I googled the email address and name of the commentor, discovering him to be an apparently well-respected author of (it seems) books on subjects as diverse as marketing techniques and the Titanic. He appeared to be accusing me of instigating anti-English racism because I had suggested that the majority of Cameron’s supporters live in the south of that country. I maintain that it is not possible to be racist to a specific geographical district, as the very term suggests an inherent prejudice against all of a country’s inhabitants. I have also made no mention of (nor exhibit) any general dislike of English people, or of their national character traits, and my statement related to the voting patterns of a particular area. The nationality of these voters does not factor. Here is what I believe to be the contentious sentence:
Show me a person who approves of, likes, or voted for David Cameron, and I will show you somebody who lives in the south of England.
I amended this accordingly, and inserted the word “probably” in front of the word “lives.” I also replied to the poster’s comment in full and offered to engage in further discussion. To date, as I write this a fortnight later on 14th April, I have heard nothing more about it, (or about the fact he posted it against the index of articles and not the blog in question.) This makes me glad, as to be racist against the English I would have to decide whether to base it on birthplace, current location, parental nationality, all of those, a combination, or some other criteria.
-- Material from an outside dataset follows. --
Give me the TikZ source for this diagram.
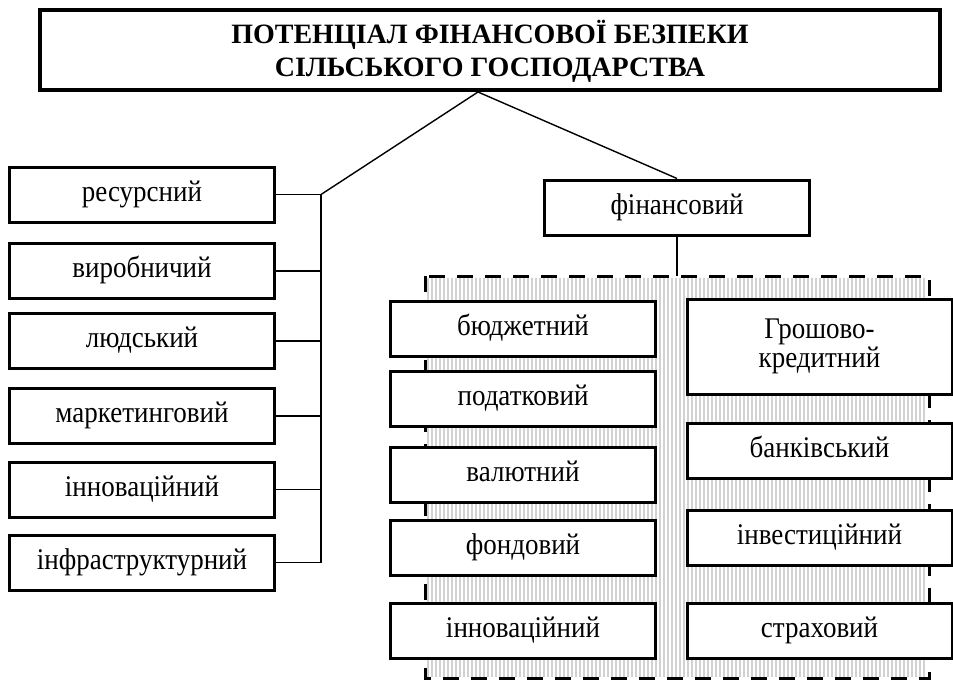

Frankly, that is far too much effort, and involves far too many decisions. I’m just going to stick to hating the majority of all humanity, and in particular hypocritical or patronising figures of authority. With that in mind, you can read the comment and my response here (opens in new window) or in the screenshot below,
I have also heard nothing negative (and, in the interest of balance, nothing positive from people I don’t already know) despite having my Twitter username published alongside my tweet. If anyone disagreed with the sentiment of my words, it was very easy to let me know. Simply searching online for the story brings this blog up at the very top of the results page, and yet that one comment is the only feedback I have received. In the meantime, it started to bother me that – of all the things I write online: the carefully-worded and thoughtfully-edited blogs; the one-liners and jokes; the pithy statements, insightful observations, aggressive criticisms – the piece of writing getting most attention just now, comparatively, is neither very clever nor very subtle. It is far from my finest work. Hopefully it is not the epitome of my writing career. It did, at least, allow me to have a bit of fun – see the screenshot below.
On the Saturday of that week, I went out marching in protest against the Bedroom Tax, wearing my “Fuck The Tories” shirt which was much-photographed that day. There is a dedicated blog about that protest, the first in a series as I join and write about further protests against this Tory Government who, with only one MP elected in Scotland, do not have a democratic right to rule here. As I was posting on Twitter that day, I got a message from a girl I know. She told me that the issue of my tweet had been raised in Parliament, where she works, brought up at First Minister’s Questions a few days before.
I asked her if there is a public record, like Hansard, and later checked directly. The Public Information Office replied quickly to my email and informed me that: “The Scottish Parliament equivalent of the Hansard is called the Official Report and is generally available within four hours of a meeting of the Parliament finishing. You can find the Official Report on our website at this address: http://www.scottish.parliament.uk/parliamentarybusiness/OfficialReport.aspx Chamber business is also recorded and made available to watch online here: http://www.scottish.parliament.uk/newsandmediacentre/30931.aspx.”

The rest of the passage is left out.